[Raw data start]

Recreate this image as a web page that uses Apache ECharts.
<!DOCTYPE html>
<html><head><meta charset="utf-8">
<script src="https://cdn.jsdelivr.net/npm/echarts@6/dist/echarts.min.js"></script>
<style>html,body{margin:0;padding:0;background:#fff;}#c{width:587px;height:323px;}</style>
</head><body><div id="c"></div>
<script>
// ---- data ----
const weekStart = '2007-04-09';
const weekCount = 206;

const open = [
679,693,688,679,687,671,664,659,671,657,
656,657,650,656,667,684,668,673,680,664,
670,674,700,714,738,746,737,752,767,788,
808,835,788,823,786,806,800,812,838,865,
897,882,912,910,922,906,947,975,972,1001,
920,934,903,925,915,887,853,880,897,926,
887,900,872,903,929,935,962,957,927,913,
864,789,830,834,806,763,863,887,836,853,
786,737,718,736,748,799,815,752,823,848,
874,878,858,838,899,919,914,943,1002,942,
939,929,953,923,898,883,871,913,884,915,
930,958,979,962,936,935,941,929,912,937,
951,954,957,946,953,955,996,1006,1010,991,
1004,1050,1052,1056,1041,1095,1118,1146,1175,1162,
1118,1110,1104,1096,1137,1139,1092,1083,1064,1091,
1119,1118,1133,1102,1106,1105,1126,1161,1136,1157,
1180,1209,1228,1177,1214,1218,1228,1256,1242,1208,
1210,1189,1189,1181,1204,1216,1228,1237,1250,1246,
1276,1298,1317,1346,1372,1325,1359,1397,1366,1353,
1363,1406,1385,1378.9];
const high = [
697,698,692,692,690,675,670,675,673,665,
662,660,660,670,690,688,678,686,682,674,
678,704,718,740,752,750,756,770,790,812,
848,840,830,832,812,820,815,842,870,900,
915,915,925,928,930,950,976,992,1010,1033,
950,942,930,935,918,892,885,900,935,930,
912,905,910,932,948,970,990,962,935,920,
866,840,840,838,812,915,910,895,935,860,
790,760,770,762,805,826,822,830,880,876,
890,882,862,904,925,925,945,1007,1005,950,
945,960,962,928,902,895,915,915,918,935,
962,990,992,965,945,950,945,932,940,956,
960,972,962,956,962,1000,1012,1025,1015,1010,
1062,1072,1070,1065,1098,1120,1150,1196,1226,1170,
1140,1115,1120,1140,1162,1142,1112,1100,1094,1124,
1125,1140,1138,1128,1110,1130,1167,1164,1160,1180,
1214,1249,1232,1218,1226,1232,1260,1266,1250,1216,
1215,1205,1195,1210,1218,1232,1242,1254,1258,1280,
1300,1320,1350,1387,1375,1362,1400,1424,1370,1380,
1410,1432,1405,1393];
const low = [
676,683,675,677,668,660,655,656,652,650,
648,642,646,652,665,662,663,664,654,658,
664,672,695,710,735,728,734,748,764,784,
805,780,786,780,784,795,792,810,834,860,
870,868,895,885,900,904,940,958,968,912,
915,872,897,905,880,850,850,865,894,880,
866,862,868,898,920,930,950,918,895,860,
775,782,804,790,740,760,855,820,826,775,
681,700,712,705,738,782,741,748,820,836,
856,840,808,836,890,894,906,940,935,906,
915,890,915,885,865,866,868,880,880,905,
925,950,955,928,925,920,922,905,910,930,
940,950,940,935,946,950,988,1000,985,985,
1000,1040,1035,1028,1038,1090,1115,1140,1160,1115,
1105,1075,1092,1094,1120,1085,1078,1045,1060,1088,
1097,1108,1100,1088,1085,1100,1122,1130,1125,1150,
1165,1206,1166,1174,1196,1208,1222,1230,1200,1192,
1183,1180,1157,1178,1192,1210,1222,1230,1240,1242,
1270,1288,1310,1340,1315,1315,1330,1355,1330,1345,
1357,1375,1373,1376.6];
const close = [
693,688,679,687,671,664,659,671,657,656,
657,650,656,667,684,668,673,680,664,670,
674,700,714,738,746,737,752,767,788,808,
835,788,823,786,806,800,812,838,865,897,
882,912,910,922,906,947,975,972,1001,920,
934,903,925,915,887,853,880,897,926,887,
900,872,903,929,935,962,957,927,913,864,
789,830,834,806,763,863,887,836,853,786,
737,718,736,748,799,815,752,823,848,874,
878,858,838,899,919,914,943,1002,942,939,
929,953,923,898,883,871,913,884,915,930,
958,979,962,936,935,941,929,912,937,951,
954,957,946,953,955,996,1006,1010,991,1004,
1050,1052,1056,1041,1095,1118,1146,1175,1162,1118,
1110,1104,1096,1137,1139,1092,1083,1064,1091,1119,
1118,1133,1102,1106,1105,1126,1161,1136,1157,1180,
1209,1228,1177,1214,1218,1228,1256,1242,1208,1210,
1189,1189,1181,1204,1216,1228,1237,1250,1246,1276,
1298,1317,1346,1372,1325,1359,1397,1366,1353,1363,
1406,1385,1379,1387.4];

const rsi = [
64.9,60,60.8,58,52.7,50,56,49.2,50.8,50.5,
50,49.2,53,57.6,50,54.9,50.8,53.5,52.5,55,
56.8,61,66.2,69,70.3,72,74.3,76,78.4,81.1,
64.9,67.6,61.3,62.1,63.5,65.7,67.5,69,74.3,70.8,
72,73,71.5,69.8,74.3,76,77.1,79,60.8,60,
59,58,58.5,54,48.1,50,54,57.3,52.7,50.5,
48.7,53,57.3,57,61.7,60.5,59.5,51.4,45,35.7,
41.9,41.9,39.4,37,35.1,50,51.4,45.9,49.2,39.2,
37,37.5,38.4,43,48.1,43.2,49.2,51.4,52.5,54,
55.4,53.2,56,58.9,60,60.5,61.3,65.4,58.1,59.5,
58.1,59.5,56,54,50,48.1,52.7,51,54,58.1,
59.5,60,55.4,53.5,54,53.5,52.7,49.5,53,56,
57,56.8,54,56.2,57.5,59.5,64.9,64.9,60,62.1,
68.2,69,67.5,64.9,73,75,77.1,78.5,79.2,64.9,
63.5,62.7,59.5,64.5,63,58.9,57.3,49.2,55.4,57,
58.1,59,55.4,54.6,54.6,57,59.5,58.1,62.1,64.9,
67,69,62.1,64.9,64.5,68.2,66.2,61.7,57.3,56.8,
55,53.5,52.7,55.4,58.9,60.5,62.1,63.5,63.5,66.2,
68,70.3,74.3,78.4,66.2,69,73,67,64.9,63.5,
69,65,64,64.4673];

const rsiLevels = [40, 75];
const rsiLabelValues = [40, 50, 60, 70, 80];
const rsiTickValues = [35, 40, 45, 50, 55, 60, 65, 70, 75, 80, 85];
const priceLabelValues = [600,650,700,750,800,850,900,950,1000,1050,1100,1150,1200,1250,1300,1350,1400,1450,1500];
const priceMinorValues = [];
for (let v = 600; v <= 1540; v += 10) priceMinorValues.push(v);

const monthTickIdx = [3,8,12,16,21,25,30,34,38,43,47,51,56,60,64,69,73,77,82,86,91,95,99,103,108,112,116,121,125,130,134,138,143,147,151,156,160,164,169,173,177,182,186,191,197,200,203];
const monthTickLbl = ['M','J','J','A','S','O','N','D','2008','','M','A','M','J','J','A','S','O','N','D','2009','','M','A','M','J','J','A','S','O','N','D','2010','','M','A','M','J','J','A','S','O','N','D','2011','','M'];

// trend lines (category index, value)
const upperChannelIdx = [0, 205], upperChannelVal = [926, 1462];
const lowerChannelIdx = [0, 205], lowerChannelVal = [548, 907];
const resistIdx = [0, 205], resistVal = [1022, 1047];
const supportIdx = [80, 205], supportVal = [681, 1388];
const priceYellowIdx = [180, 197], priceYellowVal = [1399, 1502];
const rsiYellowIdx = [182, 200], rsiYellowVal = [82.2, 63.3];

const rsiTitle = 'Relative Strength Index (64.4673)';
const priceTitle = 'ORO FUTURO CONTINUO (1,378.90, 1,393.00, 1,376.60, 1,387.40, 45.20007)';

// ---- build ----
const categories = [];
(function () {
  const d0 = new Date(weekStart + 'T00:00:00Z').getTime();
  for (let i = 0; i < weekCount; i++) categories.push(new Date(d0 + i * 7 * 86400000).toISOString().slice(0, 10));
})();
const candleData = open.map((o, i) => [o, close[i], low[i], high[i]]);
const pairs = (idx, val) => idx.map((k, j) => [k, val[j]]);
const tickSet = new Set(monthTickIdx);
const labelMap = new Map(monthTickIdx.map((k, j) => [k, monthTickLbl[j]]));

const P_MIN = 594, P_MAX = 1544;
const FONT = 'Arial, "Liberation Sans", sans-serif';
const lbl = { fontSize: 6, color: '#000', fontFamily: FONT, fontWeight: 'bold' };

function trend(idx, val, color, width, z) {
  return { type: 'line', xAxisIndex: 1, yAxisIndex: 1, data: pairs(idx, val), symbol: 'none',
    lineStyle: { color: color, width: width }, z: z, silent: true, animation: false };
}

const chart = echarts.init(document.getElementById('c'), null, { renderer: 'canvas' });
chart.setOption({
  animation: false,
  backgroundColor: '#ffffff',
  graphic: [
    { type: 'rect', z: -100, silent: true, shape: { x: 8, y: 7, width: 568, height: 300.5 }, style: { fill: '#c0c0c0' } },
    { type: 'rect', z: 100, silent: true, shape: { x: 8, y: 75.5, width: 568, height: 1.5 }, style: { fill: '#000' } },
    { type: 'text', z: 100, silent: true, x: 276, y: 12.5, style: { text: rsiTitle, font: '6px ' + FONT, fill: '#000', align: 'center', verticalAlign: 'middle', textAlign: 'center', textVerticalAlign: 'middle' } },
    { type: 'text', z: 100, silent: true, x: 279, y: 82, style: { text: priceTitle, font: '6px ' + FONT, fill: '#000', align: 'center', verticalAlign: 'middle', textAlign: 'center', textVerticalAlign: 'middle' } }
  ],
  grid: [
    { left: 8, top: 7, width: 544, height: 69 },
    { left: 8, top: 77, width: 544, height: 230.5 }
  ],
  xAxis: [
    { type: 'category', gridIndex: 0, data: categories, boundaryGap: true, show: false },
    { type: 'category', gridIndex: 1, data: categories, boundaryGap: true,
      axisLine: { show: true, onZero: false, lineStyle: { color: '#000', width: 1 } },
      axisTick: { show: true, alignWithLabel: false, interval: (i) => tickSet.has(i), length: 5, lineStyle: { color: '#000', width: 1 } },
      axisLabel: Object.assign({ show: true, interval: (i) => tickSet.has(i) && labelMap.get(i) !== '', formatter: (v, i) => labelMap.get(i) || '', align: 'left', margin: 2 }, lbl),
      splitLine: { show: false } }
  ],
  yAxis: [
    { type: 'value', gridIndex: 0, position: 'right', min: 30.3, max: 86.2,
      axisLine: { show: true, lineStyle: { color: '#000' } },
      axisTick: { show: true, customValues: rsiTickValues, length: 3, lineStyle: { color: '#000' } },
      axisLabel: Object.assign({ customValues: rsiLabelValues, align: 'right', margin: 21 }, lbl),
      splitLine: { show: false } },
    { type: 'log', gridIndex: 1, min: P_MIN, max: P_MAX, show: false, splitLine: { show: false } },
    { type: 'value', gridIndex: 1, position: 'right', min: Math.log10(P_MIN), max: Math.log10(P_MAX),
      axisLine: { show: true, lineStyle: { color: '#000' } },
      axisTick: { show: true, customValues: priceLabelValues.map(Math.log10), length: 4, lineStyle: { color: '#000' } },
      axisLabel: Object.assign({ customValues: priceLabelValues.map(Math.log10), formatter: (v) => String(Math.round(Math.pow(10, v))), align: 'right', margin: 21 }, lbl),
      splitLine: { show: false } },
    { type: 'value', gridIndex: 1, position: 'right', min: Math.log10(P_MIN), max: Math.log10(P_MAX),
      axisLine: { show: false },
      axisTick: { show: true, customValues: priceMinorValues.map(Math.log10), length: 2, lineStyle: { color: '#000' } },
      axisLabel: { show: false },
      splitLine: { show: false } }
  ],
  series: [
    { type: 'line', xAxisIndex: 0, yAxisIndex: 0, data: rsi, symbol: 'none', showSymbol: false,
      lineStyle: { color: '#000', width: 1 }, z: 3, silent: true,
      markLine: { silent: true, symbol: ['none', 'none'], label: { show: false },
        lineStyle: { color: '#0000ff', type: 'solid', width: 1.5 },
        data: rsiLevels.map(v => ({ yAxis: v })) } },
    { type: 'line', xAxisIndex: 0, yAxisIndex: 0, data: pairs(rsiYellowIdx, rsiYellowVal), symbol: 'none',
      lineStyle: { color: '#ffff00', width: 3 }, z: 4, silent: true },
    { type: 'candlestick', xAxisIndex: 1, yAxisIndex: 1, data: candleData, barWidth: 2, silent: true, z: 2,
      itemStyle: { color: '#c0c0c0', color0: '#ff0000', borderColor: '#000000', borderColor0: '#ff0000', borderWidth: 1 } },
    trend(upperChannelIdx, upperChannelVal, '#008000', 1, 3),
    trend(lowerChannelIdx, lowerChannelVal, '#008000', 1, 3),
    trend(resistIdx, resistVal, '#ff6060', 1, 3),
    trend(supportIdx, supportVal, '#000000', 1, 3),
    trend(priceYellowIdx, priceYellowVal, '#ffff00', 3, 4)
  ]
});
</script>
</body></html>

[Raw data end]

:: Aim ::
Return exactly the leading lines of the listing, stopping after the line in which "const weekCount = 206;" occurs.

:: Worked solution ::
Recreate this image as a web page that uses Apache ECharts.
<!DOCTYPE html>
<html><head><meta charset="utf-8">
<script src="https://cdn.jsdelivr.net/npm/echarts@6/dist/echarts.min.js"></script>
<style>html,body{margin:0;padding:0;background:#fff;}#c{width:587px;height:323px;}</style>
</head><body><div id="c"></div>
<script>
// ---- data ----
const weekStart = '2007-04-09';
const weekCount = 206;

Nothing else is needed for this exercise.